# [What this task involves]
From the listing that follows, output everything exactly except the pictures.

# [Information supplied]
• • • • • • •

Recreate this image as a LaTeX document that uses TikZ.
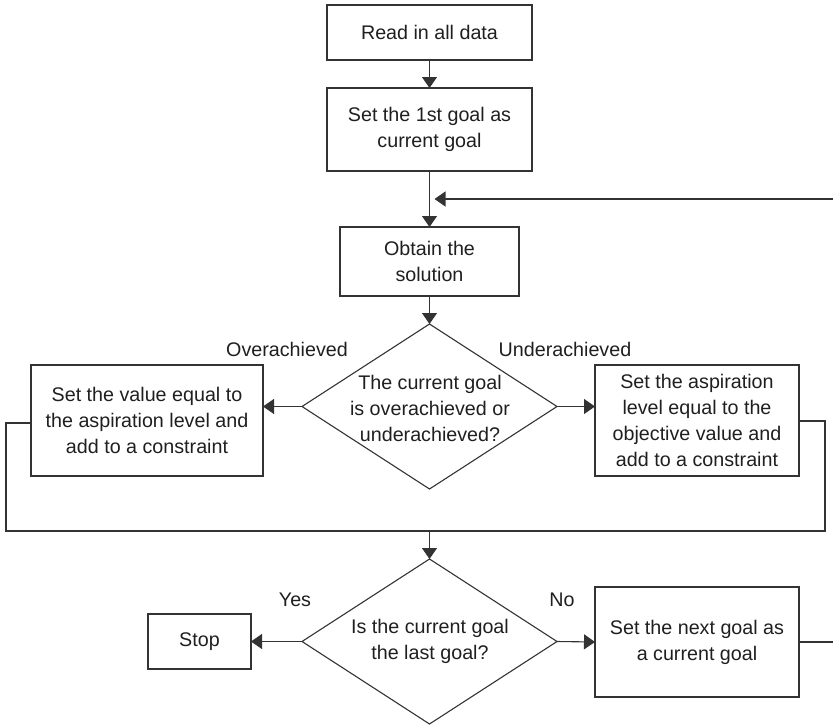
\documentclass[tikz,border=0pt]{standalone}
\usepackage{fontspec}
\setmainfont{Liberation Sans}
\usetikzlibrary{arrows.meta,shapes.geometric}
\begin{document}
\begin{tikzpicture}[x=1pt,y=-1pt,
  font=\fontsize{19.7}{25.8}\selectfont,
  every node/.style={text=black!88},
  flow/.style={draw=black!80,line width=1.1pt},
  arr/.style={flow,-{Triangle[length=11pt,width=15pt]}},
  procbox/.style={draw=black!80,line width=1.1pt,rectangle,align=center,inner sep=0pt,outer sep=0pt},
  decision/.style={draw=black!80,line width=1.1pt,diamond,minimum width=255pt,minimum height=165pt,inner sep=0pt,outer sep=0pt},
  dtext/.style={align=center,inner sep=0pt},
  lbl/.style={inner sep=0pt}]
\useasboundingbox (0,0) rectangle (833,726);
% boxes
\node[procbox,minimum width=205pt,minimum height=55pt] (read) at (429.5,32.5) {Read in all data};
\node[procbox,minimum width=205pt,minimum height=83pt] (first) at (429.5,129.5) {Set the 1st goal as\\current goal};
\node[procbox,minimum width=179pt,minimum height=69pt] (obtain) at (429.5,261.5) {Obtain the\\solution};
\node[decision] (d1) at (429.5,406.5) {};
\node[dtext] (d1t) at (430,408.5) {The current goal\\is overachieved or\\underachieved?};
\node[procbox,minimum width=232pt,minimum height=111pt] (over) at (147,420.5) {Set the value equal to\\the aspiration level and\\add to a constraint};
\node[procbox,minimum width=204pt,minimum height=111pt] (under) at (697,420.5) {Set the aspiration\\level equal to the\\objective value and\\add to a constraint};
\node[decision] (d2) at (429.5,641.5) {};
\node[dtext] (d2t) at (430,641) {Is the current goal\\the last goal?};
\node[procbox,minimum width=103pt,minimum height=55pt] (stop) at (199.5,641.5) {Stop};
\node[procbox,minimum width=204pt,minimum height=110pt] (next) at (697,642) {Set the next goal as\\a current goal};
% labels
\node[lbl] (lover) at (287,349) {Overachieved};
\node[lbl] (lunder) at (565,349) {Underachieved};
\node[lbl] (lyes) at (295,600) {Yes};
\node[lbl] (lno) at (562,600) {No};
% coordinates
\coordinate (fbR) at (833,199);
\coordinate (fbL) at (434.5,199);
\coordinate (bl) at (6,531);
\coordinate (bm) at (429.5,531);
\coordinate (br) at (825,531);
\coordinate (nr) at (833,642);
% connectors
\draw[arr] (read.south) -- (first.north);
\draw[arr] (first.south) -- (obtain.north);
\draw[arr] (fbR) -- (fbL);
\draw[arr] (obtain.south) -- (d1.north);
\draw[arr] (d1.west) -- (d1.west -| over.east);
\draw[arr] (d1.east) -- (d1.east -| under.west);
\draw[flow] ([yshift=-2.5pt]over.west) -- ([yshift=-2.5pt]over.west -| bl) -- (bl) -- (br) -- ([yshift=-0.5pt]under.east -| br) -- ([yshift=-0.5pt]under.east);
\draw[arr] (bm) -- (d2.north);
\draw[arr] (d2.west) -- (stop.east);
\draw[arr] (d2.east) -- (next.west);
\draw[flow] (next.east) -- (nr);
\end{tikzpicture}
\end{document}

• • • • • • •

# [Written solution]
Recreate this image as a LaTeX document that uses TikZ.
\documentclass[tikz,border=0pt]{standalone}
\usepackage{fontspec}
\setmainfont{Liberation Sans}
\usetikzlibrary{arrows.meta,shapes.geometric}
\begin{document}
\begin{tikzpicture}[x=1pt,y=-1pt,
  font=\fontsize{19.7}{25.8}\selectfont,
  every node/.style={text=black!88},
  flow/.style={draw=black!80,line width=1.1pt},
  arr/.style={flow,-{Triangle[length=11pt,width=15pt]}},
  procbox/.style={draw=black!80,line width=1.1pt,rectangle,align=center,inner sep=0pt,outer sep=0pt},
  decision/.style={draw=black!80,line width=1.1pt,diamond,minimum width=255pt,minimum height=165pt,inner sep=0pt,outer sep=0pt},
  dtext/.style={align=center,inner sep=0pt},
  lbl/.style={inner sep=0pt}]
\useasboundingbox (0,0) rectangle (833,726);
% boxes
\node[procbox,minimum width=205pt,minimum height=55pt] (read) at (429.5,32.5) {Read in all data};
\node[procbox,minimum width=205pt,minimum height=83pt] (first) at (429.5,129.5) {Set the 1st goal as\\current goal};
\node[procbox,minimum width=179pt,minimum height=69pt] (obtain) at (429.5,261.5) {Obtain the\\solution};
\node[decision] (d1) at (429.5,406.5) {};
\node[dtext] (d1t) at (430,408.5) {The current goal\\is overachieved or\\underachieved?};
\node[procbox,minimum width=232pt,minimum height=111pt] (over) at (147,420.5) {Set the value equal to\\the aspiration level and\\add to a constraint};
\node[procbox,minimum width=204pt,minimum height=111pt] (under) at (697,420.5) {Set the aspiration\\level equal to the\\objective value and\\add to a constraint};
\node[decision] (d2) at (429.5,641.5) {};
\node[dtext] (d2t) at (430,641) {Is the current goal\\the last goal?};
\node[procbox,minimum width=103pt,minimum height=55pt] (stop) at (199.5,641.5) {Stop};
\node[procbox,minimum width=204pt,minimum height=110pt] (next) at (697,642) {Set the next goal as\\a current goal};
% labels
\node[lbl] (lover) at (287,349) {Overachieved};
\node[lbl] (lunder) at (565,349) {Underachieved};
\node[lbl] (lyes) at (295,600) {Yes};
\node[lbl] (lno) at (562,600) {No};
% coordinates
\coordinate (fbR) at (833,199);
\coordinate (fbL) at (434.5,199);
\coordinate (bl) at (6,531);
\coordinate (bm) at (429.5,531);
\coordinate (br) at (825,531);
\coordinate (nr) at (833,642);
% connectors
\draw[arr] (read.south) -- (first.north);
\draw[arr] (first.south) -- (obtain.north);
\draw[arr] (fbR) -- (fbL);
\draw[arr] (obtain.south) -- (d1.north);
\draw[arr] (d1.west) -- (d1.west -| over.east);
\draw[arr] (d1.east) -- (d1.east -| under.west);
\draw[flow] ([yshift=-2.5pt]over.west) -- ([yshift=-2.5pt]over.west -| bl) -- (bl) -- (br) -- ([yshift=-0.5pt]under.east -| br) -- ([yshift=-0.5pt]under.east);
\draw[arr] (bm) -- (d2.north);
\draw[arr] (d2.west) -- (stop.east);
\draw[arr] (d2.east) -- (next.west);
\draw[flow] (next.east) -- (nr);
\end{tikzpicture}
\end{document}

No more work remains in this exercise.